**What the task asks:**
Repeat exactly, and only, the lines from the one that contains "Rebuild this chart" to the one that contains "const seriesData = [cheyenne, kiowa, pawnee];", both ends included. Omit every picture.

**Plotting code records:**
______________________________

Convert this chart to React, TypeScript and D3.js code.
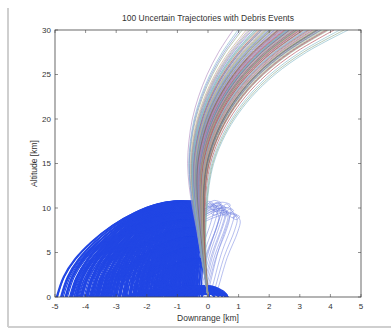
import React from "react";
import * as d3 from "d3";

const W = 391;
const H = 329;
const margin = { top: 30, right: 30, bottom: 32, left: 55 };

const xTicks = [-5, -4, -3, -2, -1, 0, 1, 2, 3, 4, 5];
const yTicks = [0, 5, 10, 15, 20, 25, 30];

// ascent bundle: centre line and half width per altitude
const profileAlt = [0, 2.5, 5, 7.5, 10, 12.5, 15, 17.5, 20, 22.5, 25, 27.5, 30];
const profileMid = [0, -0.08, -0.16, -0.22, -0.27, -0.29, -0.24, -0.08, 0.18, 0.56, 1.08, 1.78, 2.7];
const profileHalf = [0, 0.04, 0.09, 0.15, 0.24, 0.33, 0.43, 0.55, 0.7, 0.88, 1.12, 1.45, 1.9];

// downrange where each trajectory crosses 30 km
const trajEnd = [
  2.71, 1.95, 3.42, 2.18, 1.32, 2.96, 3.85, 2.44, 1.71, 3.12, 2.58, 0.82, 2.03, 3.61, 2.87, 1.54, 2.35, 4.58, 3.27, 1.88,
  2.66, 3.03, 1.12, 2.49, 3.74, 2.21, 1.63, 2.92, 3.36, 2.1, 4.12, 2.77, 1.42, 3.18, 2.55, 1.99, 3.52, 2.31, 0.98, 2.84,
  3.08, 1.76, 2.62, 3.95, 2.27, 1.58, 3.45, 2.69, 2.06, 3.22, 1.85, 2.52, 4.31, 2.98, 1.25, 2.39, 3.66, 2.8, 1.68, 3.14,
  2.14, 2.74, 3.55, 1.46, 2.6, 3.01, 1.92, 2.43, 3.8, 2.9, 1.05, 2.25, 3.3, 2.57, 1.81, 3.48, 2.67, 2.0, 4.45, 3.1,
  1.6, 2.36, 2.95, 3.7, 2.17, 1.37, 2.82, 3.25, 2.47, 1.9, 3.58, 2.64, 2.08, 3.9, 1.52, 2.76, 3.34, 2.3, 1.74, 2.88,
];
const trajColors = ["#7b8bd4", "#8aa88a", "#b04a55", "#7fb8c8", "#b08ac0", "#c2ae86", "#6a6a6a"];

// debris events (release altitude and downrange) and fragment ranges
const debrisAlt = [10.45, 10.2, 9.9, 10.35, 9.6, 10.05, 9.8, 10.25, 9.2, 8.4, 7.5, 6.5, 5.4, 4.2];
const debrisX0 = [-0.3, -0.22, -0.28, -0.38, -0.18, -0.33, -0.12, -0.4, -0.3, -0.25, -0.2, -0.22, -0.16, -0.12];
const fragRange = [
  4.62, 4.48, 4.33, 4.15, 3.98, 3.8, 3.62, 3.45, 3.27, 3.1, 2.92, 2.75, 2.57, 2.4, 2.22, 2.05, 1.88, 1.7, 1.53, 1.36,
  1.2, 1.03, 0.87, 0.7, 0.55, 0.4, 0.25,
];
// shape of a falling fragment: fraction of range vs fraction of release height
const arcU = [0, 0.08, 0.18, 0.3, 0.45, 0.6, 0.75, 0.87, 0.95, 1];
const arcV = [1, 1.02, 1.03, 1.0, 0.91, 0.78, 0.6, 0.41, 0.22, 0];

// fragments thrown forward that curl and then drift back down
const loopAlt = [10.2, 9.9, 9.6, 10.4, 9.3, 10.0, 9.7, 9.1, 10.3, 9.5, 9.8, 8.9, 10.1, 9.4];
const loopWidth = [0.85, 0.7, 0.95, 0.55, 0.8, 0.4, 0.65, 1.05, 0.3, 0.75, 0.5, 1.15, 0.6, 0.45];
const loopLand = [-0.07, -0.22, 0.03, -0.37, -0.12, -0.52, -0.27, 0.13, -0.62, -0.17, -0.42, 0.23, -0.32, -0.47];

// low fragments near the pad
const groundAlt = [0.35, 0.55, 0.75, 0.9, 1.05, 1.2];
const groundRange = [-2.6, -2.1, -1.7, -1.3, -1.0, -0.7, -0.4, -0.15, 0.1, 0.25, 0.4, 0.52, 0.62, 0.7];

const App = () => {
  const x = d3.scaleLinear().domain([-5, 5]).range([margin.left, W - margin.right]);
  const y = d3.scaleLinear().domain([0, 30]).range([H - margin.bottom, margin.top]);

  const line = d3
    .line<[number, number]>()
    .x((d) => x(d[0]))
    .y((d) => y(d[1]))
    .curve(d3.curveCatmullRom);

  const trajectories = trajEnd.map((end, i) => {
    const k = (end - profileMid[profileMid.length - 1]) / profileHalf[profileHalf.length - 1];
    const pts = profileAlt.map((a, j) => [profileMid[j] + k * profileHalf[j], a] as [number, number]);
    return { d: line(pts), color: trajColors[i % trajColors.length] };
  });

  const fragments: string[] = [];
  debrisAlt.forEach((h, e) => {
    const x0 = debrisX0[e];
    fragRange.forEach((r) => {
      const R = (r * h) / 10.45;
      const pts = arcU.map((u, j) => [x0 - u * R, h * arcV[j]] as [number, number]);
      fragments.push(line(pts) as string);
    });
  });
  groundAlt.forEach((h) => {
    groundRange.forEach((r) => {
      const pts = arcU.map((u, j) => [-0.05 + u * r, h * arcV[j]] as [number, number]);
      fragments.push(line(pts) as string);
    });
  });

  const loops = loopAlt.map((h, i) => {
    const x0 = -0.22;
    const w = loopWidth[i];
    const land = loopLand[i];
    const top = x0 + w;
    const pts: [number, number][] = [
      [x0, h - 0.6],
      [x0 + 0.45 * w, h + 0.15],
      [x0 + 0.8 * w, h + 0.45],
      [top + 0.1, h + 0.15],
      [top, h - 0.2],
      [top - 0.12, h],
      [top - 0.02, h + 0.25],
      [top + 0.12, h - 0.3],
      [top + 0.04, h - 1.6],
      [(top + land) / 2 + 0.05, h / 2],
      [land + 0.1, 1],
      [land, 0],
    ];
    return line(pts);
  });

  const axisColor = "#444";
  const font = "'Liberation Sans', Arial, sans-serif";

  return (
    <svg width={W} height={H} style={{ position: "absolute", left: 0, top: 0, background: "#fff" }}>
      <defs>
        <clipPath id="plot">
          <rect x={x(-5)} y={y(30)} width={x(5) - x(-5)} height={y(0) - y(30)} />
        </clipPath>
      </defs>
      <line x1={8} y1={8} x2={8} y2={327} stroke="#cfcfcf" strokeWidth={2} />
      <line x1={8} y1={327} x2={W} y2={327} stroke="#cfcfcf" strokeWidth={2} />

      <g clipPath="url(#plot)" fill="none">
        {loops.map((d, i) => (
          <path key={"l" + i} d={d as string} stroke="#7484e0" strokeWidth={0.7} opacity={0.75} />
        ))}
        {fragments.map((d, i) => (
          <path key={"f" + i} d={d} stroke="#2146e4" strokeWidth={1.2} />
        ))}
        {trajectories.map((t, i) => (
          <path key={"t" + i} d={t.d as string} stroke={t.color} strokeWidth={0.9} opacity={0.7} />
        ))}
      </g>

      <rect
        x={x(-5)}
        y={y(30)}
        width={x(5) - x(-5)}
        height={y(0) - y(30)}
        fill="none"
        stroke={axisColor}
        strokeWidth={0.8}
      />
      {xTicks.map((t) => (
        <g key={"x" + t}>
          <line x1={x(t)} x2={x(t)} y1={y(0)} y2={y(0) - 3} stroke={axisColor} strokeWidth={0.6} />
          <line x1={x(t)} x2={x(t)} y1={y(30)} y2={y(30) + 3} stroke={axisColor} strokeWidth={0.6} />
          <text x={x(t)} y={y(0) + 12} textAnchor="middle" fontSize={8} fontFamily={font} fill="#333">
            {t}
          </text>
        </g>
      ))}
      {yTicks.map((t) => (
        <g key={"y" + t}>
          <line x1={x(-5)} x2={x(-5) + 3} y1={y(t)} y2={y(t)} stroke={axisColor} strokeWidth={0.6} />
          <line x1={x(5)} x2={x(5) - 3} y1={y(t)} y2={y(t)} stroke={axisColor} strokeWidth={0.6} />
          <text x={x(-5) - 4} y={y(t)} dy="0.35em" textAnchor="end" fontSize={8} fontFamily={font} fill="#333">
            {t}
          </text>
        </g>
      ))}
      <text x={(x(-5) + x(5)) / 2} y={21} textAnchor="middle" fontSize={8.5} fontFamily={font} fill="#333">
        100 Uncertain Trajectories with Debris Events
      </text>
      <text x={(x(-5) + x(5)) / 2} y={321} textAnchor="middle" fontSize={8.5} fontFamily={font} fill="#333">
        Downrange [km]
      </text>
      <text
        transform={`translate(37,${(y(0) + y(30)) / 2}) rotate(-90)`}
        textAnchor="middle"
        fontSize={8.5}
        fontFamily={font}
        fill="#333"
      >
        Altitude [km]
      </text>
    </svg>
  );
};

export default App;
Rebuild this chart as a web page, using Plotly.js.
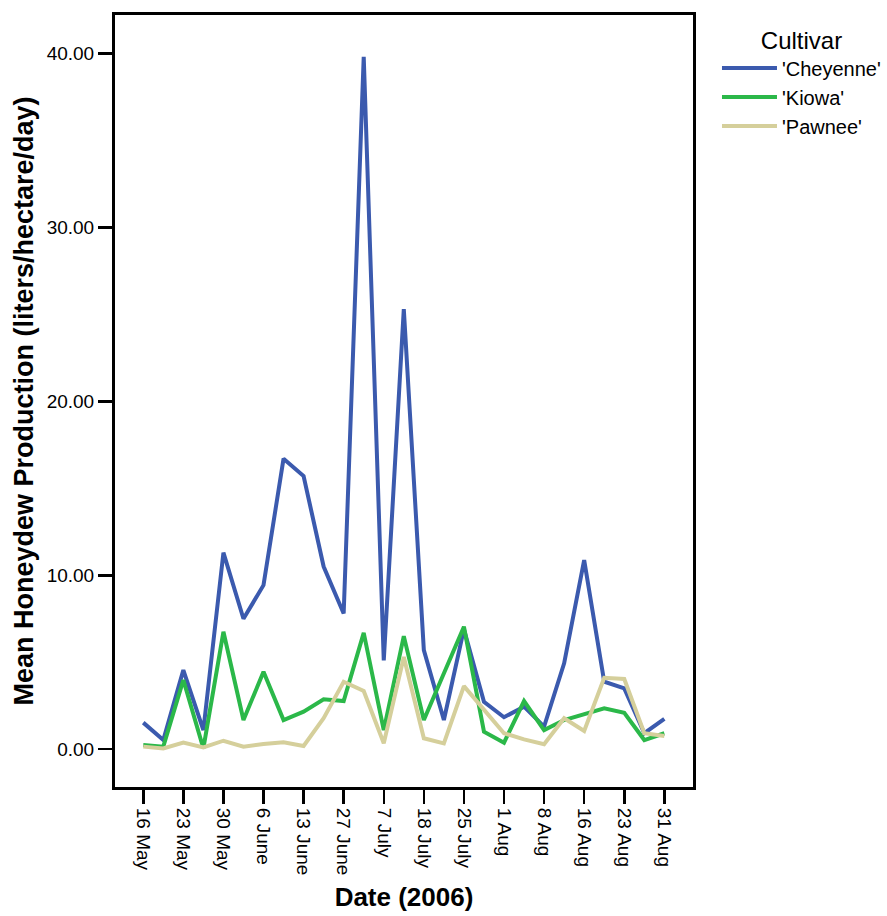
<!DOCTYPE html>
<html>
<head>
<meta charset="utf-8">
<script src="https://cdn.plot.ly/plotly-3.0.1.min.js"></script>
<style>html,body{margin:0;padding:0;background:#fff;}#chart{width:887px;height:916px;}</style>
</head>
<body>
<div id="chart"></div>
<script>
// Sampling index (27 samples); every other sample has a date tick label
const sampleIndex = [0,1,2,3,4,5,6,7,8,9,10,11,12,13,14,15,16,17,18,19,20,21,22,23,24,25,26];
const tickIndex = [0,2,4,6,8,10,12,14,16,18,20,22,24,26];
const tickLabels = ['16 May','23 May','30 May','6 June','13 June','27 June','7 July','18 July','25 July','1 Aug','8 Aug','16 Aug','23 Aug','31 Aug'];

const cheyenne = [1.53,0.53,4.55,1.1,11.3,7.5,9.43,16.7,15.7,10.5,7.8,39.8,5.1,25.3,5.7,1.68,6.9,2.73,1.84,2.45,1.3,4.94,10.87,3.88,3.5,0.92,1.74];
const kiowa    = [0.25,0.15,3.98,0.05,6.75,1.68,4.45,1.68,2.16,2.87,2.77,6.69,1.1,6.5,1.68,4.3,7.04,1.01,0.38,2.77,1.1,1.68,2.0,2.35,2.1,0.53,0.92];
const pawnee   = [0.15,0.05,0.38,0.11,0.49,0.15,0.3,0.4,0.19,1.78,3.88,3.35,0.34,5.3,0.63,0.34,3.63,2.26,0.92,0.57,0.29,1.78,1.05,4.11,4.04,0.92,0.76];

const seriesNames = ["'Cheyenne'", "'Kiowa'", "'Pawnee'"];
const seriesColors = ['#3b5aae', '#2bb849', '#d5cf9b'];
const seriesData = [cheyenne, kiowa, pawnee];

const traces = seriesData.map((d, i) => ({
  x: sampleIndex,
  y: d,
  type: 'scatter',
  mode: 'lines',
  name: seriesNames[i],
  line: {color: seriesColors[i], width: 4}
}));

const font = 'Liberation Sans, Arial, Helvetica, sans-serif';

const layout = {
  width: 887,
  height: 916,
  margin: {l: 115, r: 194, t: 15, b: 129, pad: 0, autoexpand: false},
  paper_bgcolor: '#ffffff',
  plot_bgcolor: '#ffffff',
  font: {family: font, color: '#000000', size: 19},
  showlegend: true,
  legend: {
    x: 1.0415, y: 0.997, xanchor: 'left', yanchor: 'top',
    font: {family: font, size: 20, color: '#000'},
    title: {text: 'Cultivar', side: 'top center', font: {family: font, size: 24, color: '#000'}},
    tracegroupgap: 0,
    itemwidth: 55,
    bgcolor: 'rgba(0,0,0,0)'
  },
  xaxis: {
    range: [-1.41, 27.43],
    tickmode: 'array',
    tickvals: tickIndex,
    ticktext: tickLabels,
    tickangle: 90,
    ticks: 'outside',
    ticklen: 14,
    tickwidth: 2.5,
    tickcolor: '#000',
    showline: true,
    linewidth: 3,
    linecolor: '#000',
    mirror: true,
    showgrid: false,
    zeroline: false,
    automargin: false,
    tickfont: {family: font, size: 19, color: '#000'},
    title: {text: '<b>Date (2006)</b>', font: {family: font, size: 26, color: '#000'}, standoff: 14}
  },
  yaxis: {
    range: [-2.17, 42.2],
    tickvals: [0, 10, 20, 30, 40],
    tickformat: '.2f',
    ticks: 'outside',
    ticklen: 14,
    tickwidth: 2.5,
    tickcolor: '#000',
    showline: true,
    linewidth: 3,
    linecolor: '#000',
    mirror: true,
    showgrid: false,
    zeroline: false,
    automargin: false,
    tickfont: {family: font, size: 19, color: '#000'},
    title: {text: '<b>Mean Honeydew Production (liters/hectare/day)</b>', font: {family: font, size: 27, color: '#000'}, standoff: 6}
  }
};

Plotly.newPlot('chart', traces, layout, {staticPlot: true, displayModeBar: false});
</script>
</body>
</html>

______________________________

**Correct result:**
Rebuild this chart as a web page, using Plotly.js.
<!DOCTYPE html>
<html>
<head>
<meta charset="utf-8">
<script src="https://cdn.plot.ly/plotly-3.0.1.min.js"></script>
<style>html,body{margin:0;padding:0;background:#fff;}#chart{width:887px;height:916px;}</style>
</head>
<body>
<div id="chart"></div>
<script>
// Sampling index (27 samples); every other sample has a date tick label
const sampleIndex = [0,1,2,3,4,5,6,7,8,9,10,11,12,13,14,15,16,17,18,19,20,21,22,23,24,25,26];
const tickIndex = [0,2,4,6,8,10,12,14,16,18,20,22,24,26];
const tickLabels = ['16 May','23 May','30 May','6 June','13 June','27 June','7 July','18 July','25 July','1 Aug','8 Aug','16 Aug','23 Aug','31 Aug'];

const cheyenne = [1.53,0.53,4.55,1.1,11.3,7.5,9.43,16.7,15.7,10.5,7.8,39.8,5.1,25.3,5.7,1.68,6.9,2.73,1.84,2.45,1.3,4.94,10.87,3.88,3.5,0.92,1.74];
const kiowa    = [0.25,0.15,3.98,0.05,6.75,1.68,4.45,1.68,2.16,2.87,2.77,6.69,1.1,6.5,1.68,4.3,7.04,1.01,0.38,2.77,1.1,1.68,2.0,2.35,2.1,0.53,0.92];
const pawnee   = [0.15,0.05,0.38,0.11,0.49,0.15,0.3,0.4,0.19,1.78,3.88,3.35,0.34,5.3,0.63,0.34,3.63,2.26,0.92,0.57,0.29,1.78,1.05,4.11,4.04,0.92,0.76];

const seriesNames = ["'Cheyenne'", "'Kiowa'", "'Pawnee'"];
const seriesColors = ['#3b5aae', '#2bb849', '#d5cf9b'];
const seriesData = [cheyenne, kiowa, pawnee];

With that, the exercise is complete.